A new ecommerce cold war begins: U.S. enforcement slams the brakes on duty-free Chinese imports.
The $800 duty-free free-for-all is finally over—Temu, Shein, and Alibaba are about to feel it, and so are U.S. DTC brands.
What’s happening with the de minimis rule?
It’s official: the duty-free loophole that let Chinese ecommerce giants flood the U.S. with ultra-cheap, tariff-free packages is dead.
As of May 2, 2025, any shipment from China under $800 will no longer be exempt from U.S. tariffs. The Biden administration floated it. Trump just made it final.
For nearly a decade, Chinese platforms like Temu, Shein, and AliExpress have built empires on this de minimis loophole—dodging duties and customs scrutiny by shipping millions of $5 tees and $3 phone cases in tiny packages directly to U.S. consumers.
Now, that game’s over.
Why this matters: A seismic shakeup for ecommerce logistics
Under the de minimis exemption, any shipment to the U.S. under $800 avoided tariffs, taxes, and lengthy customs checks. This was meant for travelers and occasional international buys—not a business model.
But China made it one.
- Over 1 billion de minimis packages entered the U.S. in 2023—that’s three per person in the U.S.
- 60%+ came from China, with Temu and Shein leading the pack, according to SCMP.
- These platforms used subsidized shipping, tax-free entry, and factory-direct pricing to undercut American brands.
Now with de minimis revoked for China, those goods will get hit with the same tariffs (up to 27%) U.S. importers face, plus longer customs holds.
What it means for Chinese platforms
The Chinese ecommerce sell-off started instantly.
These companies aren’t built to eat tariffs. Their whole edge is price. Even a 10–15% increase in costs blows up their margin or forces retail prices higher—killing their “dirt cheap” positioning.
Airfreight carriers are also bracing for lower volume. Those daily planeloads of $2 socks? Might not be worth it anymore.
What it means for U.S. brands and DTC operators
It’s not just a China story. It’s a massive opportunity for American DTC brands, especially in fashion, accessories, beauty, and home goods—the categories Shein and Temu have been eating alive.
Here’s the upside:
- Price parity: If Temu has to tack on tariffs or raise prices, U.S. brands look way more competitive.
- Less race-to-the-bottom pressure: You don’t need to beat a $4 fast fashion item that’s basically state-subsidized.
- Room to breathe on CAC: Paid acquisition’s brutal when you’re competing with someone who sells at cost.
The catch? These brands need to shore up domestic fulfillment, stay nimble, and maybe rethink cross-border strategy if they were de minimis-dependent themselves (some DTC brands were quietly using the same route).

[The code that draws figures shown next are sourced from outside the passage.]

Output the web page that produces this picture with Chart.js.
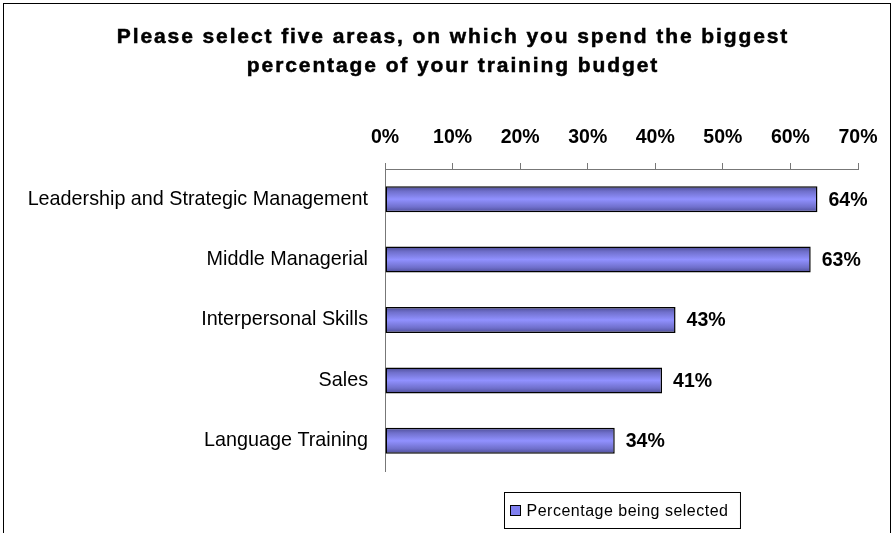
<!DOCTYPE html>
<html>
<head>
<meta charset="utf-8">
<script src="https://cdn.jsdelivr.net/npm/chart.js@4/dist/chart.umd.min.js"></script>
<style>
  html, body { margin: 0; padding: 0; background: #fff; }
  #wrap { position: relative; width: 894px; height: 533px; }
</style>
</head>
<body>
<div id="wrap"><canvas id="budgetChart" width="894" height="533"></canvas></div>
<script>
const titleLines = ['Please select five areas, on which you spend the biggest', 'percentage of your training budget'];
const categories = ['Leadership and Strategic Management', 'Middle Managerial', 'Interpersonal Skills', 'Sales', 'Language Training'];
const selectedPct = [64, 63, 43, 41, 34];
const seriesName = 'Percentage being selected';
const tickMax = 70;
const tickStep = 10;

const FONT = '"Liberation Sans", Arial, Helvetica, sans-serif';
const BAR_PCT = 0.43;

Chart.defaults.font.family = FONT;
Chart.defaults.color = '#000';

// vertical shading across each bar, dark edges and a light middle
function barFill(ctx) {
    const chart = ctx.chart;
    const y = chart.scales.y;
    if (!y || ctx.dataIndex === undefined || !chart.chartArea) return '#9090ff';
    const c = y.getPixelForValue(ctx.dataIndex);
    const half = (y.bottom - y.top) / categories.length * BAR_PCT / 2;
    const g = chart.ctx.createLinearGradient(0, c - half, 0, c + half);
    g.addColorStop(0, '#4c4c96');
    g.addColorStop(0.2, '#7070cc');
    g.addColorStop(0.5, '#9191ff');
    g.addColorStop(0.8, '#7070cc');
    g.addColorStop(1, '#4c4c96');
    return g;
}

const frame = {
    id: 'frame',
    beforeDraw(chart) {
        const ctx = chart.ctx;
        ctx.save();
        ctx.fillStyle = '#fff';
        ctx.fillRect(0, 0, chart.width, chart.height);
        ctx.strokeStyle = '#000';
        ctx.lineWidth = 1;
        ctx.strokeRect(3.5, 3.5, 887, 600);
        ctx.restore();
    }
};

const heading = {
    id: 'heading',
    afterDraw(chart) {
        const ctx = chart.ctx;
        ctx.save();
        ctx.font = 'bold 21px ' + FONT;
        ctx.letterSpacing = '1.9px';
        ctx.fillStyle = '#000';
        ctx.strokeStyle = '#000';
        ctx.lineWidth = 0.5;
        ctx.textAlign = 'center';
        ctx.textBaseline = 'alphabetic';
        titleLines.forEach((line, i) => {
            ctx.fillText(line, 453, 43 + i * 29);
            ctx.strokeText(line, 453, 43 + i * 29);
        });
        ctx.restore();
    }
};

const valueLabels = {
    id: 'valueLabels',
    afterDatasetsDraw(chart) {
        const ctx = chart.ctx;
        const meta = chart.getDatasetMeta(0);
        ctx.save();
        ctx.font = 'bold 19.5px ' + FONT;
        ctx.fillStyle = '#000';
        ctx.textAlign = 'left';
        ctx.textBaseline = 'middle';
        meta.data.forEach((bar, i) => {
            ctx.fillText(selectedPct[i] + '%', bar.x + 11, bar.y + 1);
        });
        ctx.restore();
    }
};

// boxed legend centred under the plot area
const boxLegend = {
    id: 'boxLegend',
    afterDraw(chart) {
        const ctx = chart.ctx;
        const area = chart.chartArea;
        ctx.save();
        ctx.font = '16px ' + FONT;
        ctx.letterSpacing = '0.5px';
        const tw = ctx.measureText(seriesName).width;
        const w = tw + 34;
        const left = Math.round((area.left + area.right) / 2 - w / 2) + 0.5;
        const top = 492.5, h = 36;
        ctx.strokeStyle = '#000';
        ctx.lineWidth = 1;
        ctx.strokeRect(left, top, w, h);
        ctx.fillStyle = '#8080f0';
        ctx.fillRect(left + 6, top + 13, 10, 10);
        ctx.strokeRect(left + 6, top + 13, 10, 10);
        ctx.fillStyle = '#000';
        ctx.textBaseline = 'middle';
        ctx.fillText(seriesName, left + 22, top + h / 2 + 1);
        ctx.restore();
    }
};

new Chart(document.getElementById('budgetChart'), {
    type: 'bar',
    data: {
        labels: categories,
        datasets: [{
            label: seriesName,
            data: selectedPct,
            backgroundColor: barFill,
            borderColor: '#000',
            borderWidth: 1.5,
            borderSkipped: false,
            barPercentage: BAR_PCT,
            categoryPercentage: 1
        }]
    },
    options: {
        indexAxis: 'y',
        responsive: false,
        animation: false,
        layout: { padding: { left: 0, top: 0, right: 36, bottom: 62 } },
        plugins: {
            legend: { display: false },
            title: { display: false },
            tooltip: { enabled: false }
        },
        scales: {
            x: {
                position: 'top',
                min: 0,
                max: tickMax,
                ticks: {
                    stepSize: tickStep,
                    padding: 14,
                    color: '#000',
                    font: { size: 19.5, weight: 'bold' },
                    callback: v => v + '%'
                },
                grid: { drawOnChartArea: false, drawTicks: true, tickLength: 6, color: '#777' },
                border: { display: true, color: '#777', width: 1 },
                afterFit(scale) { scale.height = 169; }
            },
            y: {
                ticks: { padding: 17, color: '#000', font: { size: 19.75 } },
                grid: { display: false, drawTicks: false },
                border: { display: true, color: '#777', width: 1 },
                afterFit(scale) { scale.width = 385; }
            }
        }
    },
    plugins: [frame, heading, valueLabels, boxLegend]
});
</script>
</body>
</html>
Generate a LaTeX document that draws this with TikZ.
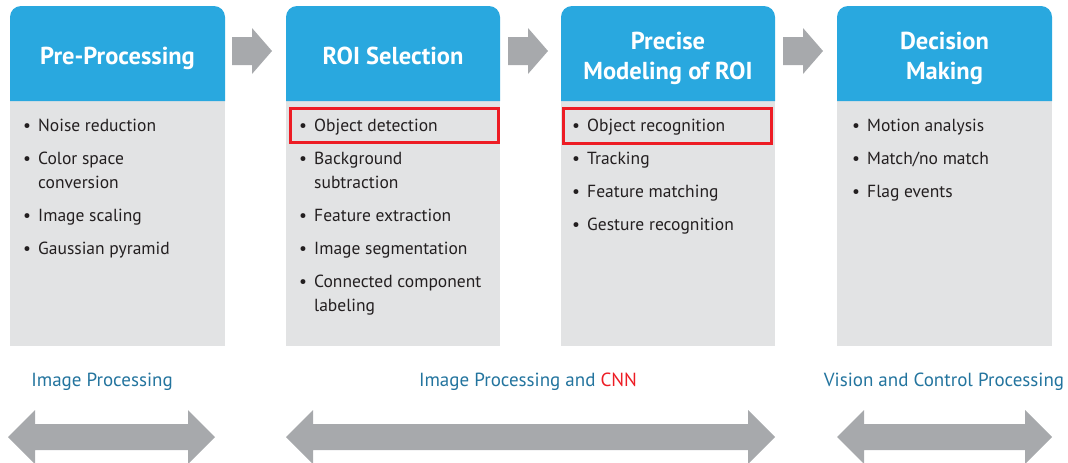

The operator POV: Don’t celebrate too early
Yes, it’s a win for fair competition.
But don’t assume customers will come flooding back just because Shein gets more expensive. These platforms built brand equity on price, yes—but also on speed, UX, and TikTok-driven demand.
Temu will pivot. Shein will reroute. They’re not dead. But their god mode just got disabled.
This also means:
- Border compliance becomes real again
- 3PLs and customs brokers will get busy
- C-suites need to revisit sourcing strategies and fulfillment flows
You wanted a level playing field? You got it. Now play to win.
Final take
Trump just dropped the hammer on the China loophole. No more free rides.
May 2 is the end of “$2 to your door” ecommerce—and a reset for U.S. brands that’ve been outflanked by cheap and fast.
Let’s see who’s ready to compete when tariffs are back on and the field’s finally level.